Margaret fell in love with painting at age seven. Eighty-eight years on, she loves spending up to five hours each day creating stunning watercolors, only now she uses an iPad.

Image of painting tools with the text - painting, watercolours, thirst for knowledge, technology, Heidelberg, nursing, travel and observation.

Margaret Wright fell in love with painting at age seven. Eighty-eight years on, she loves spending up to five hours each day creating stunning watercolors, only now she uses apps and an iPad, rather than paints and paper.

‘It's marvellous because you don't have to wash brushes. There's no paper to throw away so that costs nothing, paints cost nothing, and it's wonderful.’

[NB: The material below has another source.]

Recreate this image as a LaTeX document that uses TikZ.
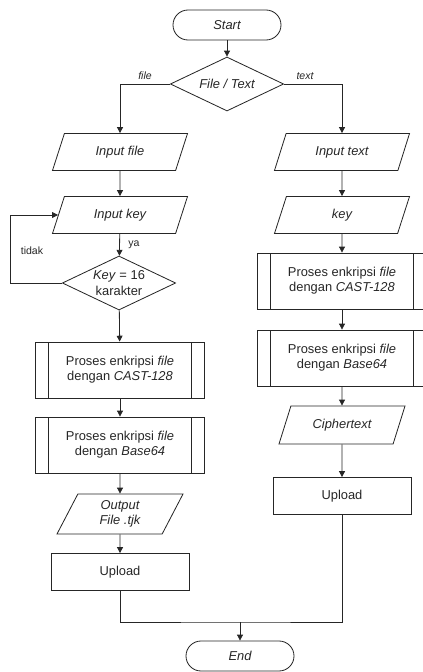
\documentclass[tikz,border=0pt]{standalone}
\usepackage{fontspec}
\setmainfont{Liberation Sans}
\usetikzlibrary{shapes.geometric,arrows.meta}

\begin{document}
\begin{tikzpicture}[x=0.03cm,y=-0.03cm,
  color=black!85, line width=0.7pt,
  every node/.style={font=\fontsize{11}{13}\selectfont, align=center},
  miring/.style={font=\fontsize{11}{13}\selectfont\itshape},
  terminal/.style={draw, rectangle, rounded corners=0.45cm, minimum width=3.24cm, minimum height=0.9cm, miring},
  pilihan/.style={draw, diamond, shape aspect=2, inner sep=0pt, minimum width=3.4cm, minimum height=1.62cm},
  io/.style={draw, trapezium, trapezium left angle=59, trapezium right angle=121, trapezium stretches body, minimum width=4.05cm, minimum height=1.11cm, miring},
  proses/.style={draw, rectangle, minimum width=5.07cm, minimum height=1.68cm,
    path picture={\draw ([xshift=0.38cm]path picture bounding box.north west) -- ([xshift=0.38cm]path picture bounding box.south west)
      ([xshift=-0.38cm]path picture bounding box.north east) -- ([xshift=-0.38cm]path picture bounding box.south east);}},
  kotak/.style={draw, rectangle, minimum width=4.14cm, minimum height=1.11cm},
  label kecil/.style={font=\fontsize{9}{11}\selectfont},
  panah/.style={-{Triangle[length=5pt,width=5pt]}}]

\clip (0,0) rectangle (423,672);

\node[terminal] (start) at (227,25) {Start};
\node[pilihan, miring] (pilih) at (227,84) {File / Text};

\node[io] (infile) at (120,152) {Input file};
\node[io] (inkey) at (120,215) {Input key};
\node[pilihan] (cek) at (119,283) {\textit{Key} = 16\\karakter};
\node[proses] (cast1) at (120,370) {Proses enkripsi \textit{file}\\dengan \textit{CAST-128}};
\node[proses] (b64a) at (120,445) {Proses enkripsi \textit{file}\\dengan \textit{Base64}};
\node[io, minimum width=3.78cm, minimum height=1.2cm] (out) at (120,514) {Output\\File .tjk};
\node[kotak] (up1) at (120,572) {Upload};

\node[io] (intext) at (342,152) {Input text};
\node[io] (key2) at (342,215) {key};
\node[proses] (cast2) at (342,281) {Proses enkripsi \textit{file}\\dengan \textit{CAST-128}};
\node[proses] (b64b) at (342,358) {Proses enkripsi \textit{file}\\dengan \textit{Base64}};
\node[io, minimum width=3.78cm, minimum height=1.14cm] (cipher) at (342,425) {Ciphertext};
\node[kotak] (up2) at (342,496) {Upload};

\node[terminal] (end) at (240,656) {End};

\coordinate (kiri) at (10,0);
\coordinate (gabung) at (240,622);

\draw[panah] (start) -- (pilih);
\draw[panah] (pilih.west) -| (infile.north);
\draw[panah] (pilih.east) -| (intext.north);
\node[label kecil] (lfile) at (145,76) {\itshape file};
\node[label kecil] (ltext) at (305,76) {\itshape text};

\draw[panah] (infile) -- (inkey);
\draw[panah] (inkey) -- (cek);
\draw[panah] (cek.west) -- (cek.west -| kiri) |- (inkey.west);
\node[label kecil] (lya) at (134,245) {ya};
\node[label kecil] (ltidak) at (32,251) {tidak};
\draw[panah] (cek) -- (cast1);
\draw[panah] (cast1) -- (b64a);
\draw[panah] (b64a) -- (out);
\draw[panah] (out) -- (up1);

\draw[panah] (intext) -- (key2);
\draw[panah] (key2) -- (cast2);
\draw[panah] (cast2) -- (b64b);
\draw[panah] (b64b) -- (cipher);
\draw[panah] (cipher) -- (up2);

\draw (up1) |- (gabung) -| (up2);
\draw[panah] (gabung) -- (end);
\end{tikzpicture}
\end{document}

At 95, Margaret has never lost her sense of curiosity and thirst for knowledge. ‘My mind's never still, it's always looking for something else to do. I’ve tried most things. I did pottery. I've done some sculpture. I love sculpture because you're putting your hands all around it and you're molding it into something. It’s a lovely feeling.’

Technology

She is a huge fan of technology, recently teaching one of the nurses at her aged care facility how to paint with an iPad.

‘I just love people and people's lives and autobiographies and listening to what people say and Google is wonderful. I spend ages on that. I mean, it's better than the Encyclopedia Britannica. You just go: I want to know this skill.’

Margaret was born in Heidelberg in 1925 and studied nursing when she left school at 17.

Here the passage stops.